Sunday, October 29, 2006

Páginas Amarelas

"Mas o que eu vou fazer uma noite inteira sem falar com ninguém?"
"Leia", ele respondeu. "Poesia. Tem uma ampla gama de escritores que você pode ler."
O desafio estava lançado. E eu, como canceriana coração-mole, libriana carente e virginiana metódica, aceitei. Apenas a sensação de que eu estava fazendo isso para agradar alguém é que teimava em não sumir.
Estou sozinha em casa. Com música tocando no quarto, vou para a sala e e fico parada, olhando para a estante. A mesma estante que já foi acusada por um boyzinho pegador de ter mais livros do que a Biblioteca Municipal. Exagero óbvio.
Tem duas coisas que não me abandonam jamais: a vontade de escrever após fuçar em livros e a vontade de desenhar após ler mangás.
Encaro a estante de novo: está totalmente bagunçada. Livros didáticos, literatura, mangás, gibis, fitas de vídeo e parte da minha reputação de nerd se acumulam nela. Dá vontade de arrumar a estante. Separar livros por cor,tamanho autor...nhá.
Procuro meu livro de sonetos de Camões. Aquele, com um quadro de Picasso na capa. Só agora percebi que as páginas dele já estão amarelas. É engraçado ler sonetos ouvindo música, a mesma parece que escorre entre as estrofes, escorregando de cima a baixo da página, indo não se sabe para onde: Mais servira, se não fora para tão longo amor curta a vida e um solo de bateria.
Começo a separar os livros por autores. E não, eu não li todos os livros que estão na estante. Das tentativas da minha mãe para me comprar livros, restam coisas como dois exemplares iguais de Escrava Isaura. Das tentativas do meu pai, restam livros como Uma história de luta pelo salário mínimo. O resto é meu.

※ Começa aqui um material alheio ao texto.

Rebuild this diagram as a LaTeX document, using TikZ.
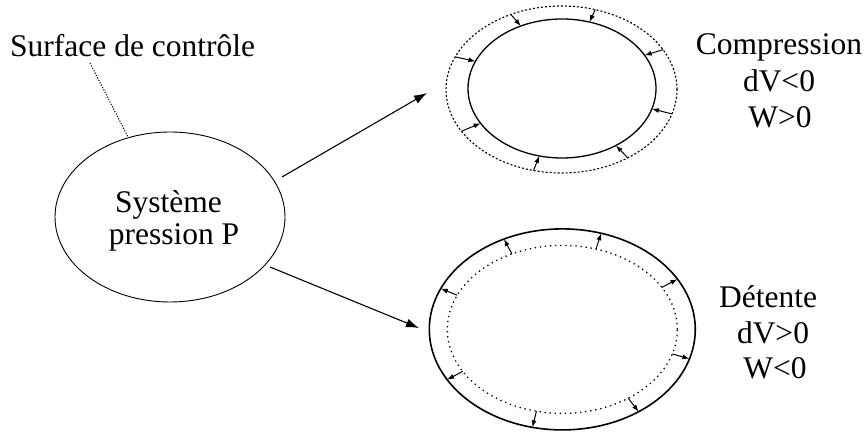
\documentclass[tikz,border=0pt]{standalone}
\usepackage{fontspec}
\setmainfont{Liberation Serif}
\usetikzlibrary{shapes.geometric,arrows.meta,calc}
\begin{document}
\begin{tikzpicture}[x=1pt,y=1pt,
  lbl/.style={anchor=base,inner sep=0pt,font=\fontsize{31.5}{36}\selectfont},
  ell/.style={ellipse,inner sep=0pt,draw},
  bigarrow/.style={line width=1.1pt,-{Latex[length=13pt,width=9pt]}},
  smallarrow/.style={line width=1pt,-{Latex[length=7pt,width=5pt]}},
  leader/.style={line width=1pt,dash pattern=on 1.2pt off 1.5pt},
  dashell/.style={line width=1.1pt,dash pattern=on 2pt off 2pt},
  dotell/.style={line width=1.3pt,dash pattern=on 1.3pt off 3.8pt}]
\useasboundingbox (0,0) rectangle (864,434);
% left system
\node[ell,line width=0.9pt,minimum width=230,minimum height=170] (sys) at (170,217) {};
\node[lbl] (sys1) at (168.5,221) {Système};
\node[lbl] (sys2) at (174,189) {pression P};
\node[lbl,anchor=base west] (surf) at (10,377) {Surface de contrôle};
\coordinate (ls) at (90,371);
\coordinate (le) at (128,297);
\draw[leader] (ls) -- (le);
% compression
\coordinate (cu) at (561.5,344.5);
\coordinate (cui) at (562,345.5);
\node[ell,draw=none,minimum width=231,minimum height=167] (comp) at (cu) {};
\draw[dashell] (cu) ellipse [x radius=115.5pt,y radius=83.5pt];
\draw[line width=1.3pt] (cui) ellipse [x radius=94pt,y radius=69.5pt];
\foreach \a in {116,73,28.5,157,-17,210,-55,-104}
  \draw[smallarrow] ($(cu)+(\a:115.5pt and 83.5pt)$) -- ($(cui)+(\a:94pt and 69.5pt)$);
\node[lbl] (c1) at (779,379) {Compression};
\node[lbl] (c2) at (779,342.5) {dV<0};
\node[lbl] (c3) at (780,306) {W>0};
% detente
\coordinate (cl) at (562.3,104.6);
\node[ell,draw=none,minimum width=266,minimum height=201] (det) at (cl) {};
\draw[dotell] (cl) ellipse [x radius=115pt,y radius=84pt];
\draw[line width=1.6pt] (cl) ellipse [x radius=133pt,y radius=100.5pt];
\foreach \a in {116,73,30,156,-17,210,-55,-103}
  \draw[smallarrow] ($(cl)+(\a:115pt and 84pt)$) -- ($(cl)+(\a:133pt and 100.5pt)$);
\node[lbl] (d1) at (768,127) {Détente};
\node[lbl] (d2) at (773,91) {dV>0};
\node[lbl] (d3) at (775,56) {W<0};
% main arrows
\coordinate (a1s) at (282,257);
\coordinate (a1e) at (427,341);
\coordinate (a2s) at (270,167);
\coordinate (a2e) at (419,106);
\draw[bigarrow] (a1s) -- (a1e);
\draw[bigarrow] (a2s) -- (a2e);
\end{tikzpicture}
\end{document}
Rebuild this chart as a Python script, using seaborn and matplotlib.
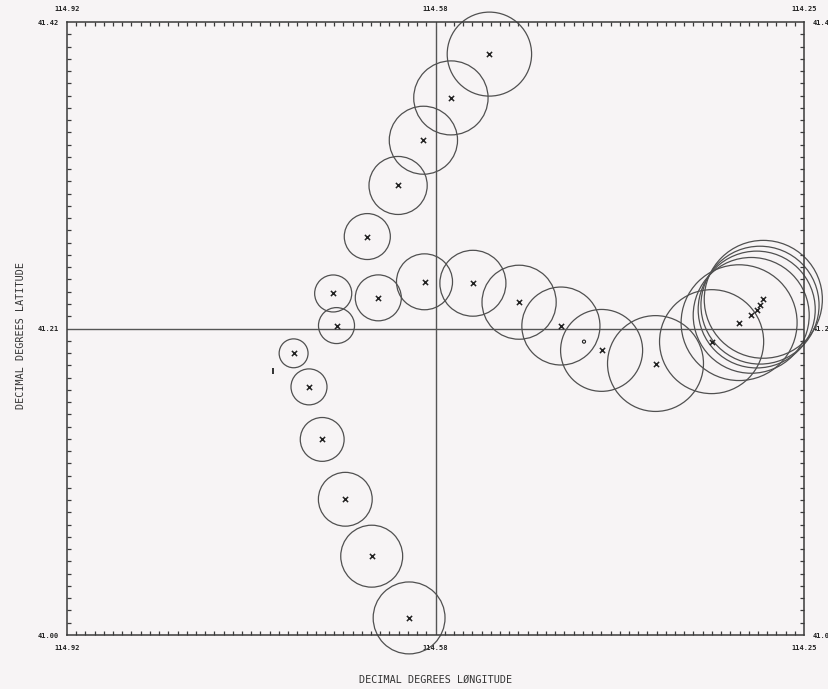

Prosa? Sim, com gelo, açúcar e laranjas. Jostein Gaarder e a garota das laranjas. Eu li O Mundo de Sofia inteiro! E ninguém lê até a parte importante, morrem antes. Jostein Gaarder, três livros. Algum dia agarro esse cara em uma cena histérica, digo que sou fã dele e desmaio antes de ele autografar meu Através do Espelho.
Conan Doyle. Um, dois, três, sei lá quantos. É Sherlock Holmes à beça, e nenhum para mim. Nabokov e sua narrativa à la A Vaca e o Frango, na qual todos são feios. Poe e os contos que não me deixavam dormir depois de lê-los. Mas mãe, se Graciliano Ramos era tão bom, porque ele colocou acento no "secas" de Vidas Secas? Sítio do Pica-pau amarelo completo: mãããããe, Monteiro Lobato era racista! Um dicionário da japonês, Veríssimo, contos de Machado e o manual do convênio médico acerta em cheio meu pé.
Camões está em cima do sofá. Poesia? Claro. Com Rosas, Espumas e com Eu. Quer dizer,comigo. Drummond e a eterna repetição: um, dois, três, quatro! Amar se aprende amando...com cupins. Meu nome escrito no livro com uma mão ainda criança, de caneta cor-de-rosa e com um carimbo da Minnie do lado. A guriazinha que era orgulho da professora ao carregar consigo uma versão super-mega-reduzida de Os Lusíadas, enquanto o resto da classe nem sabia quem era Camões. Enfim, adiante:
Neruda: um, e a convicção de que poesia traduzida não desce redondo. Manuel Bandeira: um. Ué, cadê o outro? De certo foi-se embora para Pasárgada. Foi! Não foi! E se a foice foi-se, o martelo, mantê-lo para quê?
Um solo de guitarra. Augusto dos Anjos: um. A bateria marca profundissimamente a batida enquanto enquanto termos técnicos e formas químicas desfilam. Pessoas andam pela casa. Quintana? Sim, dois. Os fantasmas também sofrem de visões: somos nós. Será que as teias de aranha do sono navegam nas Espumas Flutuantes? Sei que o sono bate, e por causa dele deixo alguns genéricos para trás: "Clássicos da poesia brasileira" , com dedicatória daquela colega de faculdade que não fala mais comigo. Guitarra. Aquela colega, sabe. Baixo. Ah, é, e uma vez na vida eu ganhei um livro como presente de aniversário.
Faltam algumas coisas. Falta Garcia Marques, Caio Fernando Abreu, Fernando Pessoa, Cruz e Souza. Falta um solo de clarineta. Mas sono não falta. Releio a dedicatória, abro o livro dos Clássicos randomicamente, em uma página qualquer. Texto sorteado: primeira parte da lira um de Marília de Dirceu. Coincidência? Graças à minha estrela.